Your objective → What is the number of lines in the data that hold the string "this"? Reply with that number only.

Dataset entries →
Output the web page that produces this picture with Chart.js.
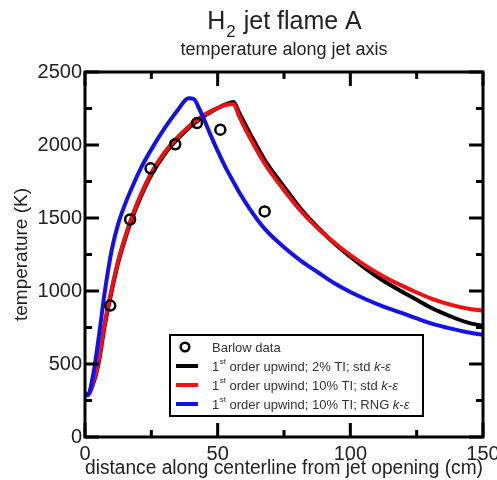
<!DOCTYPE html>
<html>
<head>
<meta charset="utf-8">
<script src="https://cdn.jsdelivr.net/npm/chart.js@4.4.1/dist/chart.umd.min.js"></script>
<style>
  html, body { margin: 0; padding: 0; background: #fff; }
  #wrap { width: 497px; height: 480px; }
</style>
</head>
<body>
<div id="wrap"><canvas id="flameChart" width="497" height="480"></canvas></div>
<script>
// Centerline temperature, H2 jet flame A (distance in cm, temperature in K)
const distanceCm = [0, 1, 3, 5, 7.5, 10, 12.5, 15, 17.5, 21, 25, 30, 35, 39, 41, 43, 45, 48, 51, 53, 56, 58, 62, 68, 75, 81, 88, 94, 100, 106, 112, 119, 125, 131, 138, 144, 150];
const tempStd2 = [300, 290, 360, 495, 770, 995, 1195, 1350, 1485, 1645, 1795, 1937, 2043, 2115, 2145, 2174, 2200, 2233, 2262, 2278, 2295, 2225, 2085, 1890, 1715, 1570, 1430, 1325, 1235, 1150, 1075, 1000, 940, 880, 825, 785, 760];
const tempStd10 = [300, 290, 370, 510, 790, 1010, 1210, 1365, 1500, 1660, 1810, 1950, 2055, 2125, 2155, 2183, 2207, 2237, 2262, 2274, 2280, 2200, 2055, 1865, 1690, 1555, 1425, 1330, 1245, 1170, 1105, 1040, 990, 945, 905, 880, 865];
const tempRng10 = [300, 285, 420, 660, 1000, 1275, 1460, 1590, 1700, 1840, 1970, 2115, 2240, 2320, 2315, 2250, 2170, 2040, 1920, 1845, 1745, 1680, 1565, 1420, 1300, 1212, 1125, 1053, 993, 942, 897, 852, 812, 775, 742, 718, 700];

// Barlow measurements
const barlowDistance = [9.5, 17, 24.7, 34, 42.2, 51, 67.7];
const barlowTemp = [900, 1490, 1840, 2005, 2150, 2105, 1545];

const seriesLabels = [
  'Barlow data',
  '1st order upwind; 2% TI; std k-ε',
  '1st order upwind; 10% TI; std k-ε',
  '1st order upwind; 10% TI; RNG k-ε'
];

// Axis ranges and tick steps
const xRange = [0, 150];
const yRange = [0, 2500];
const xMinorStep = 25, xMajorStep = 50;
const yMinorStep = 250, yMajorStep = 500;

const FONT = 'Liberation Sans, Arial, Helvetica, sans-serif';
const TEXT_COLOR = '#222';

function toPoints(xs, ys) {
  return xs.map((x, i) => ({ x: x, y: ys[i] }));
}

function curve(label, values, color, order) {
  return {
    label: label,
    data: toPoints(distanceCm, values),
    showLine: true,
    borderColor: color,
    backgroundColor: color,
    borderWidth: 4,
    pointRadius: 0,
    cubicInterpolationMode: 'monotone',
    order: order
  };
}

// Frame, inward tick marks, heading and legend box
const decorations = {
  id: 'decorations',
  afterDatasetsDraw(chart) {
    const ctx = chart.ctx;
    const area = chart.chartArea;
    const xs = chart.scales.x, ys = chart.scales.y;
    ctx.save();
    ctx.strokeStyle = '#000';
    ctx.lineWidth = 3;
    ctx.lineCap = 'butt';

    // tick marks on all four sides
    xs.ticks.forEach(t => {
      const len = t.value % xMajorStep === 0 ? 14 : 7;
      const p = xs.getPixelForValue(t.value);
      ctx.beginPath();
      ctx.moveTo(p, area.bottom); ctx.lineTo(p, area.bottom - len);
      ctx.moveTo(p, area.top); ctx.lineTo(p, area.top + len);
      ctx.stroke();
    });
    ys.ticks.forEach(t => {
      const len = t.value % yMajorStep === 0 ? 14 : 7;
      const p = ys.getPixelForValue(t.value);
      ctx.beginPath();
      ctx.moveTo(area.left, p); ctx.lineTo(area.left + len, p);
      ctx.moveTo(area.right, p); ctx.lineTo(area.right - len, p);
      ctx.stroke();
    });

    ctx.strokeRect(area.left, area.top, area.right - area.left, area.bottom - area.top);
    ctx.restore();

    drawHeading(chart);
    drawLegend(chart);
  }
};

function drawHeading(chart) {
  const ctx = chart.ctx;
  const area = chart.chartArea;
  const cx = (area.left + area.right) / 2;
  ctx.save();
  ctx.fillStyle = TEXT_COLOR;
  ctx.textBaseline = 'alphabetic';
  ctx.textAlign = 'left';

  const big = '25px ' + FONT, sub = '17px ' + FONT;
  ctx.font = big;
  const wH = ctx.measureText('H').width;
  const wRest = ctx.measureText(' jet flame A').width;
  ctx.font = sub;
  const w2 = ctx.measureText('2').width + 1;
  let x = cx - (wH + w2 + wRest) / 2;
  const base = 29;
  ctx.font = big;
  ctx.fillText('H', x, base);
  x += wH + 1;
  ctx.font = sub;
  ctx.fillText('2', x, base + 8);
  x += w2;
  ctx.font = big;
  ctx.fillText(' jet flame A', x, base);

  ctx.font = '18px ' + FONT;
  ctx.textAlign = 'center';
  ctx.fillText('temperature along jet axis', cx, 55);
  ctx.restore();
}

// Writes "1st ... k-ε" with a raised "st" and an italic k-ε
function drawRichLabel(ctx, text, x, y) {
  const size = 13;
  let rest = text;
  if (rest.startsWith('1st')) {
    ctx.font = size + 'px ' + FONT;
    ctx.fillText('1', x, y);
    x += ctx.measureText('1').width + 0.5;
    ctx.font = '8px ' + FONT;
    ctx.fillText('st', x, y - 5);
    x += ctx.measureText('st').width;
    rest = rest.slice(3);
  }
  let tail = '';
  if (rest.endsWith('k-ε')) {
    tail = 'k-ε';
    rest = rest.slice(0, -3);
  }
  ctx.font = size + 'px ' + FONT;
  ctx.fillText(rest, x, y);
  x += ctx.measureText(rest).width;
  if (tail) {
    ctx.font = 'italic ' + size + 'px ' + FONT;
    ctx.fillText(tail, x, y);
  }
}

function drawLegend(chart) {
  const ctx = chart.ctx;
  const area = chart.chartArea;
  const left = area.left + 85, top = area.top + 263;
  const w = 253, h = 81, rowH = 19;
  ctx.save();
  ctx.fillStyle = '#fff';
  ctx.fillRect(left, top, w, h);
  ctx.strokeStyle = '#000';
  ctx.lineWidth = 2;
  ctx.strokeRect(left, top, w, h);

  chart.data.datasets.forEach((ds, i) => {
    const cy = top + 12 + i * rowH;
    if (ds.showLine) {
      ctx.strokeStyle = ds.borderColor;
      ctx.lineWidth = 4;
      ctx.beginPath();
      ctx.moveTo(left + 6, cy);
      ctx.lineTo(left + 28, cy);
      ctx.stroke();
    } else {
      ctx.strokeStyle = '#000';
      ctx.lineWidth = 2.5;
      ctx.beginPath();
      ctx.arc(left + 15, cy, 4.3, 0, Math.PI * 2);
      ctx.stroke();
    }
    ctx.fillStyle = '#333';
    ctx.textBaseline = 'middle';
    ctx.textAlign = 'left';
    drawRichLabel(ctx, ds.label, left + 42, cy + 1);
  });
  ctx.restore();
}

const tickFont = { family: FONT, size: 20 };

new Chart(document.getElementById('flameChart'), {
  type: 'scatter',
  data: {
    datasets: [
      {
        label: seriesLabels[0],
        data: toPoints(barlowDistance, barlowTemp),
        showLine: false,
        pointRadius: 5,
        pointBorderWidth: 2.5,
        pointBorderColor: '#000',
        pointBackgroundColor: 'rgba(0,0,0,0)',
        borderColor: '#000',
        order: 0
      },
      curve(seriesLabels[1], tempStd2, '#000000', 3),
      curve(seriesLabels[2], tempStd10, 'rgb(240, 16, 16)', 2),
      curve(seriesLabels[3], tempRng10, 'rgb(18, 18, 232)', 1)
    ]
  },
  options: {
    responsive: false,
    animation: false,
    layout: { padding: { left: 0, right: 14, top: 72, bottom: 0 } },
    plugins: {
      legend: { display: false },
      tooltip: { enabled: false },
      title: { display: false }
    },
    scales: {
      x: {
        type: 'linear',
        min: xRange[0],
        max: xRange[1],
        grid: { display: false, drawTicks: false },
        border: { display: false },
        ticks: {
          stepSize: xMinorStep,
          autoSkip: false,
          maxRotation: 0,
          padding: 5,
          color: TEXT_COLOR,
          font: tickFont,
          callback: v => (v % xMajorStep === 0 ? String(v) : '')
        },
        title: {
          display: true,
          text: 'distance along centerline from jet opening (cm)',
          color: TEXT_COLOR,
          font: { family: FONT, size: 20 },
          padding: { top: 0, bottom: 0 }
        },
        afterFit(scale) {
          scale.height = 43;
          scale.paddingLeft = 0;
          scale.paddingRight = 0;
        }
      },
      y: {
        type: 'linear',
        min: yRange[0],
        max: yRange[1],
        grid: { display: false, drawTicks: false },
        border: { display: false },
        ticks: {
          stepSize: yMinorStep,
          autoSkip: false,
          padding: 3,
          color: TEXT_COLOR,
          font: tickFont,
          callback: v => (v % yMajorStep === 0 ? String(v) : '')
        },
        title: {
          display: true,
          text: 'temperature (K)',
          color: TEXT_COLOR,
          font: { family: FONT, size: 19 },
          padding: { top: 10, bottom: 0 }
        },
        afterFit(scale) {
          scale.width = 85;
          scale.paddingTop = 0;
          scale.paddingBottom = 0;
        }
      }
    }
  },
  plugins: [decorations]
});
</script>
</body>
</html>
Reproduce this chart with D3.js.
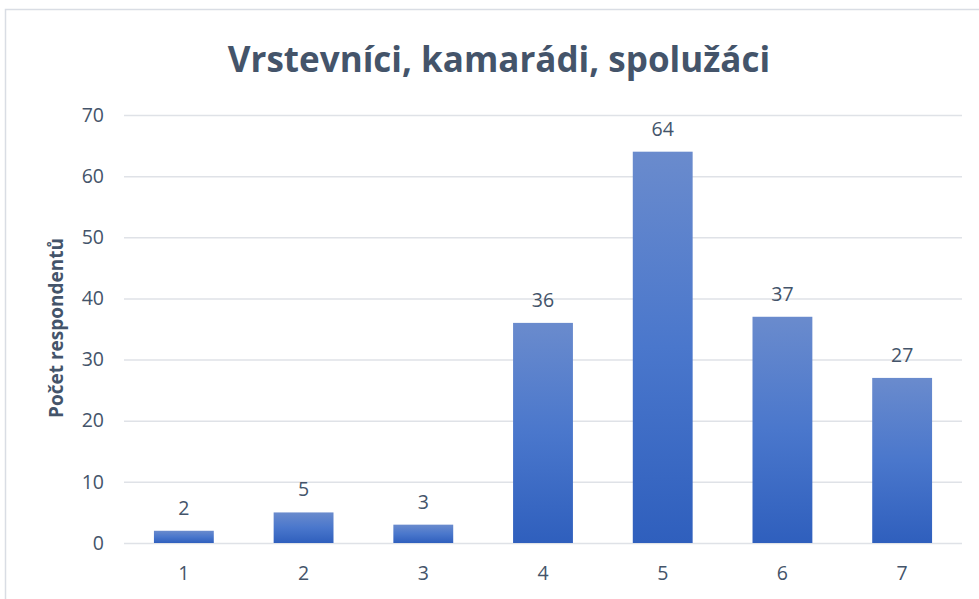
<!DOCTYPE html>
<html>
<head>
<meta charset="utf-8">
<script src="https://cdn.jsdelivr.net/npm/d3@7"></script>
<style>
  body { margin: 0; background: #fff; }
  svg text { font-family: "Open Sans", "Noto Sans", sans-serif; }
</style>
</head>
<body>
<div id="chart"></div>
<script>
// data
const categories = ["1", "2", "3", "4", "5", "6", "7"];
const values = [2, 5, 3, 36, 64, 37, 27];
const yTicks = [0, 10, 20, 30, 40, 50, 60, 70];
const title = "Vrstevníci, kamarádi, spolužáci";
const yLabel = "Počet respondentů";

const W = 979, H = 599;
const margin = {top: 115, right: 17, bottom: 56, left: 124};
const w = W - margin.left - margin.right,
      h = H - margin.top - margin.bottom;
const textCol = "#44546a";

const svg = d3.select("#chart").append("svg")
  .attr("width", W).attr("height", H);

// chart frame
svg.append("rect")
  .attr("x", 5.5).attr("y", 9.5)
  .attr("width", 1000).attr("height", 700)
  .attr("fill", "none").attr("stroke", "#d9dde4").attr("stroke-width", 1.5);

const defs = svg.append("defs");
const grad = defs.append("linearGradient")
  .attr("id", "barGrad").attr("x1", 0).attr("y1", 0).attr("x2", 0).attr("y2", 1);
grad.append("stop").attr("offset", "0%").attr("stop-color", "#6a8bcd");
grad.append("stop").attr("offset", "50%").attr("stop-color", "#4a77cc");
grad.append("stop").attr("offset", "100%").attr("stop-color", "#2f5fbd");

const g = svg.append("g").attr("transform", `translate(${margin.left},${margin.top})`);

const x = d3.scaleBand().domain(categories).range([0, w]).paddingInner(0.5).paddingOuter(0.25);
const y = d3.scaleLinear().domain([0, 70]).range([h, 0]);

// gridlines
g.append("g")
  .call(d3.axisLeft(y).tickValues(yTicks).tickSize(-w).tickFormat(""))
  .call(s => s.select(".domain").remove())
  .call(s => s.selectAll("line").attr("stroke", "#dfe2e7").attr("stroke-width", 1.5));

// y tick labels
g.append("g")
  .call(d3.axisLeft(y).tickValues(yTicks).tickSize(0).tickPadding(20))
  .call(s => s.select(".domain").remove())
  .selectAll("text")
  .attr("fill", textCol).attr("font-size", 19.5);

// x tick labels
g.append("g").attr("transform", `translate(0,${h})`)
  .call(d3.axisBottom(x).tickSize(0).tickPadding(23))
  .call(s => s.select(".domain").remove())
  .selectAll("text")
  .attr("fill", textCol).attr("font-size", 19.5);

// bars
g.selectAll(".bar").data(values).enter().append("rect")
  .attr("class", "bar")
  .attr("x", (d, i) => x(categories[i]))
  .attr("width", x.bandwidth())
  .attr("y", d => y(d))
  .attr("height", d => h - y(d))
  .attr("fill", "url(#barGrad)");

// data labels
g.selectAll(".lbl").data(values).enter().append("text")
  .attr("class", "lbl")
  .attr("x", (d, i) => x(categories[i]) + x.bandwidth() / 2)
  .attr("y", d => y(d) - 16)
  .attr("text-anchor", "middle")
  .attr("fill", textCol).attr("font-size", 19.5)
  .text(d => d);

// title
svg.append("text")
  .attr("x", 499).attr("y", 72)
  .attr("text-anchor", "middle")
  .attr("fill", textCol).attr("font-size", 35).attr("font-weight", "bold")
  .text(title);

// y axis label
svg.append("text")
  .attr("transform", "translate(63,328) rotate(-90)")
  .attr("text-anchor", "middle")
  .attr("fill", textCol).attr("font-size", 19).attr("font-weight", "bold")
  .text(yLabel);
</script>
</body>
</html>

Result of the task → 2